** begin Supplied records **
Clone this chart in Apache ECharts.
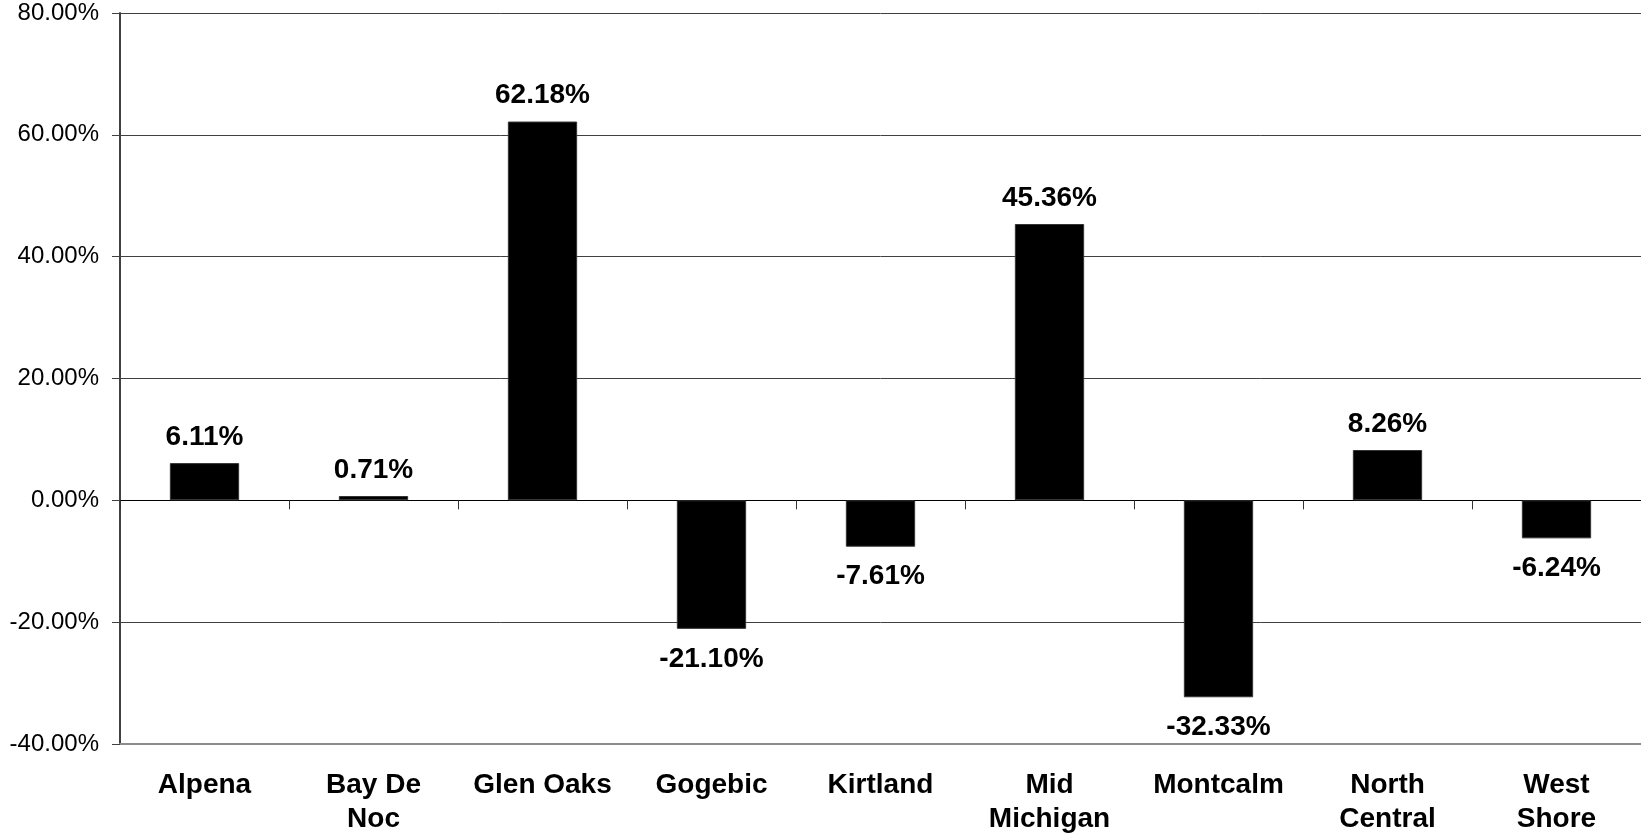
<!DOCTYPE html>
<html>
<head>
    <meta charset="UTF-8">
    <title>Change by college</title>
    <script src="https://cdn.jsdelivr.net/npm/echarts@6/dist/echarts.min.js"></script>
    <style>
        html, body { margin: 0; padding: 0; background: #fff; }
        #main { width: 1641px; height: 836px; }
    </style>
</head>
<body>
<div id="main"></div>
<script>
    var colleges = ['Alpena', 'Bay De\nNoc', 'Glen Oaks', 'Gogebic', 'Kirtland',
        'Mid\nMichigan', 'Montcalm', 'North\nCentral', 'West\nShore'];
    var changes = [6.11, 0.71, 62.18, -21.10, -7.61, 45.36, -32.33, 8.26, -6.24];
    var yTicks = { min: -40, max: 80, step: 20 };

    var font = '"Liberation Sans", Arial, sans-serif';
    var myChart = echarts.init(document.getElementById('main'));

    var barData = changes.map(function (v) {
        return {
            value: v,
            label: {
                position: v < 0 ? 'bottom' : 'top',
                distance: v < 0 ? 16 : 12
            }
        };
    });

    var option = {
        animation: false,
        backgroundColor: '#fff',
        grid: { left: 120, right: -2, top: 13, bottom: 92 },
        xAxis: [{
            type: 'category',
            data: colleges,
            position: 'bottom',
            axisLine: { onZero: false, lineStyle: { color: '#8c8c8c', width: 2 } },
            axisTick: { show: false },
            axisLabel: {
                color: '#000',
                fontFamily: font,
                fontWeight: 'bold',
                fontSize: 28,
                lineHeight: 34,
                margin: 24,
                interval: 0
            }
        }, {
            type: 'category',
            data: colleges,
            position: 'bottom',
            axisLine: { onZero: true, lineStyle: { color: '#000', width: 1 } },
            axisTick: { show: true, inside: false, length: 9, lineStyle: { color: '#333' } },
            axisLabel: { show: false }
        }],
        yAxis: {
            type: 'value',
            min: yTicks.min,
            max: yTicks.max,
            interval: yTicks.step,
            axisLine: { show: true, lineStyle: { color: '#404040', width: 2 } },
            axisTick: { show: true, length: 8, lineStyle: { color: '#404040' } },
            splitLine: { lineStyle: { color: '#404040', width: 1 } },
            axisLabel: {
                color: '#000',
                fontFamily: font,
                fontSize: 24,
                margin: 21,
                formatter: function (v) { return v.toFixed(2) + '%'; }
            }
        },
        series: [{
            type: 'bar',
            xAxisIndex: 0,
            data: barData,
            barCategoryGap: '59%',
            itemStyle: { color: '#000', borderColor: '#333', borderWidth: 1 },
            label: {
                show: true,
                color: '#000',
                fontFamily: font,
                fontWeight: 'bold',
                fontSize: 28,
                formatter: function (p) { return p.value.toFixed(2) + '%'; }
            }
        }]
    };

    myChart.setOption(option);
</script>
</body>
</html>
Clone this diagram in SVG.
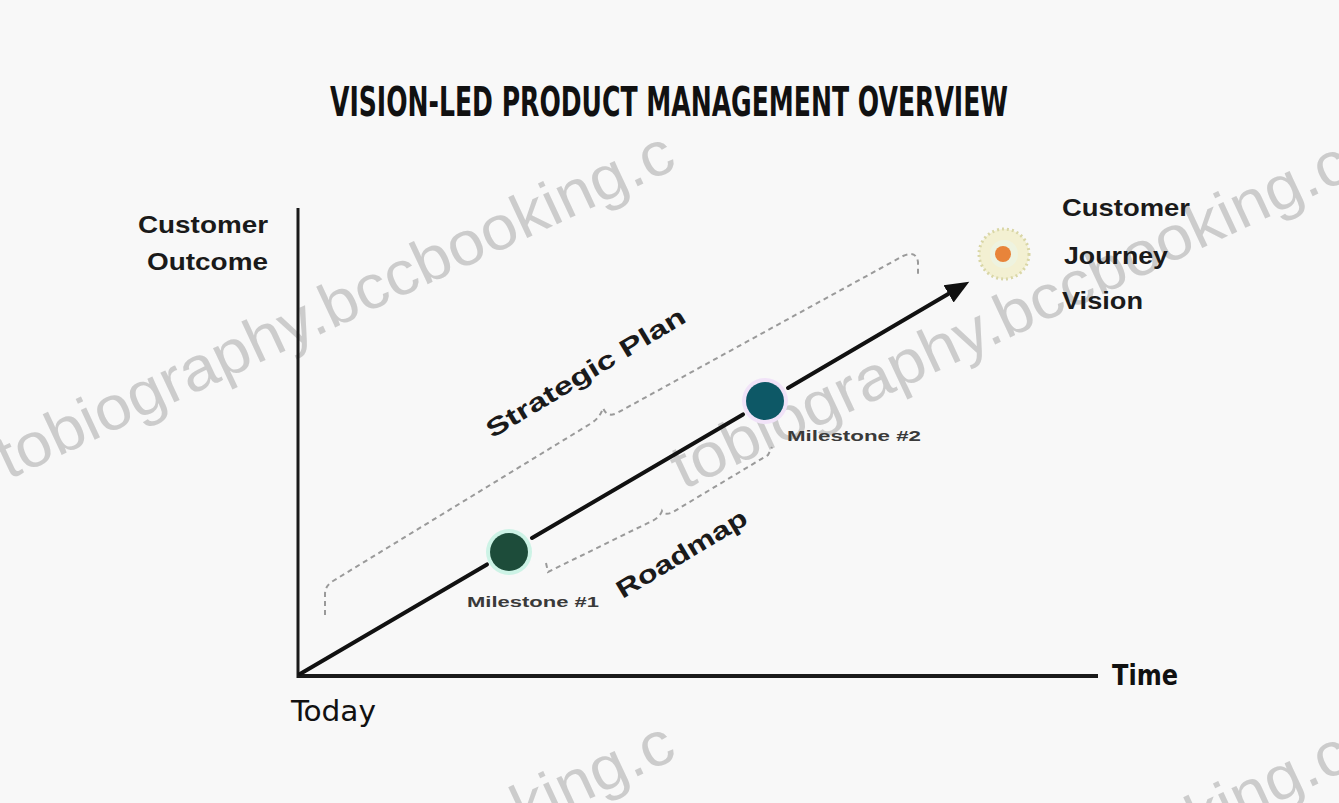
** end Supplied records **
Written task = From the entries above, list each line with "this" in it.

The output =
Clone this chart in Apache ECharts.
Clone this diagram in SVG.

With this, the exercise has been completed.